> **Dataset content**
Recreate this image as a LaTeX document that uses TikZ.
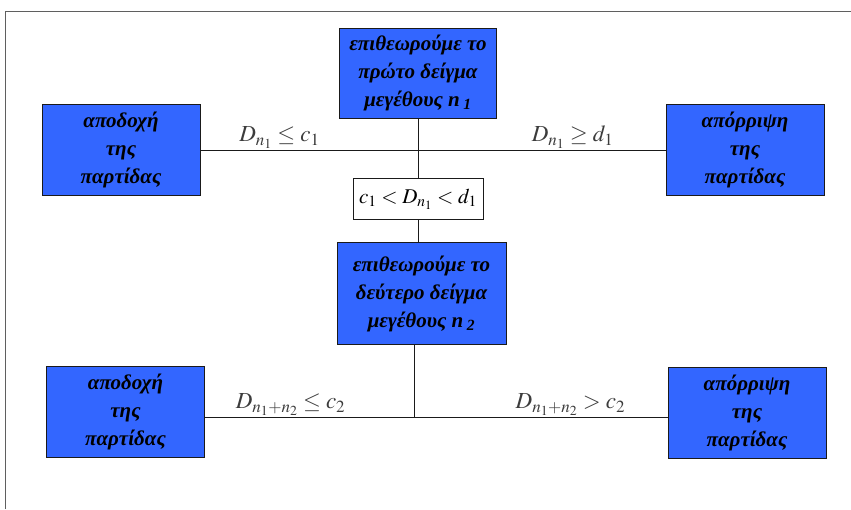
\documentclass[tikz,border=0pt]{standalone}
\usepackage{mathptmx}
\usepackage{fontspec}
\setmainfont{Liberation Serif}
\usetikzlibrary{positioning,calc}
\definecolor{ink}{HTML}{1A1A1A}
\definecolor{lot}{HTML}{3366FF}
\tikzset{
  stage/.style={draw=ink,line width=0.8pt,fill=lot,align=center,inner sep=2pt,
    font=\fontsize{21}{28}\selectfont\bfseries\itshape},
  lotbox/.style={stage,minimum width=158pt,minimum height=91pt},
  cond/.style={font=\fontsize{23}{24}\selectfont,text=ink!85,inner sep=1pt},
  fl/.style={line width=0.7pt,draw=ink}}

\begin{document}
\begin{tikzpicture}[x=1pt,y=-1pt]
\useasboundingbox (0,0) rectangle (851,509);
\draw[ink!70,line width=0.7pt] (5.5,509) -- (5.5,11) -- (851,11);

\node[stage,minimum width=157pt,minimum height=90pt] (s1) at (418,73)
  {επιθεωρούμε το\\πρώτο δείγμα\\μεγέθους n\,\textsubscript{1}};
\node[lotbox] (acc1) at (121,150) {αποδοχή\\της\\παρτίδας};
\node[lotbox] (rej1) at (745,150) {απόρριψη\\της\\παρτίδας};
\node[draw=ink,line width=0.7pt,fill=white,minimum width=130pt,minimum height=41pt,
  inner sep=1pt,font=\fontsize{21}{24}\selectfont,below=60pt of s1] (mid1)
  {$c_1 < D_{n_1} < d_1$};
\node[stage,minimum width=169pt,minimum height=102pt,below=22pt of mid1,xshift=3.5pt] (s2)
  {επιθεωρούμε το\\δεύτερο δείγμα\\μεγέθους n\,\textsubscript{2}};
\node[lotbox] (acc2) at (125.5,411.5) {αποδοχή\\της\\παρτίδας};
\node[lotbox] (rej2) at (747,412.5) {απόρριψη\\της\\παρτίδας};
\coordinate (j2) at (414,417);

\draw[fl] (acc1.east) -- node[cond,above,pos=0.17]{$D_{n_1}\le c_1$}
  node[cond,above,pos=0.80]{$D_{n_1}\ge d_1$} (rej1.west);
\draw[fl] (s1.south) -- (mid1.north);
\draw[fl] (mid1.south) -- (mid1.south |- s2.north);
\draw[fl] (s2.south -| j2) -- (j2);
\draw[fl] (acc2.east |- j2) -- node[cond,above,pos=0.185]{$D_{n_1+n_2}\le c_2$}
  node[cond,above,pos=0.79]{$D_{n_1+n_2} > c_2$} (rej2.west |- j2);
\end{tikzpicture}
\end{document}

> **Brief**
Look at the listing and set down only the lines from its start through the line with "(j2) at (414,417);", word for word and without pictures.

> **Exercise answer**
Recreate this image as a LaTeX document that uses TikZ.
\documentclass[tikz,border=0pt]{standalone}
\usepackage{mathptmx}
\usepackage{fontspec}
\setmainfont{Liberation Serif}
\usetikzlibrary{positioning,calc}
\definecolor{ink}{HTML}{1A1A1A}
\definecolor{lot}{HTML}{3366FF}
\tikzset{
  stage/.style={draw=ink,line width=0.8pt,fill=lot,align=center,inner sep=2pt,
    font=\fontsize{21}{28}\selectfont\bfseries\itshape},
  lotbox/.style={stage,minimum width=158pt,minimum height=91pt},
  cond/.style={font=\fontsize{23}{24}\selectfont,text=ink!85,inner sep=1pt},
  fl/.style={line width=0.7pt,draw=ink}}

\begin{document}
\begin{tikzpicture}[x=1pt,y=-1pt]
\useasboundingbox (0,0) rectangle (851,509);
\draw[ink!70,line width=0.7pt] (5.5,509) -- (5.5,11) -- (851,11);

\node[stage,minimum width=157pt,minimum height=90pt] (s1) at (418,73)
  {επιθεωρούμε το\\πρώτο δείγμα\\μεγέθους n\,\textsubscript{1}};
\node[lotbox] (acc1) at (121,150) {αποδοχή\\της\\παρτίδας};
\node[lotbox] (rej1) at (745,150) {απόρριψη\\της\\παρτίδας};
\node[draw=ink,line width=0.7pt,fill=white,minimum width=130pt,minimum height=41pt,
  inner sep=1pt,font=\fontsize{21}{24}\selectfont,below=60pt of s1] (mid1)
  {$c_1 < D_{n_1} < d_1$};
\node[stage,minimum width=169pt,minimum height=102pt,below=22pt of mid1,xshift=3.5pt] (s2)
  {επιθεωρούμε το\\δεύτερο δείγμα\\μεγέθους n\,\textsubscript{2}};
\node[lotbox] (acc2) at (125.5,411.5) {αποδοχή\\της\\παρτίδας};
\node[lotbox] (rej2) at (747,412.5) {απόρριψη\\της\\παρτίδας};
\coordinate (j2) at (414,417);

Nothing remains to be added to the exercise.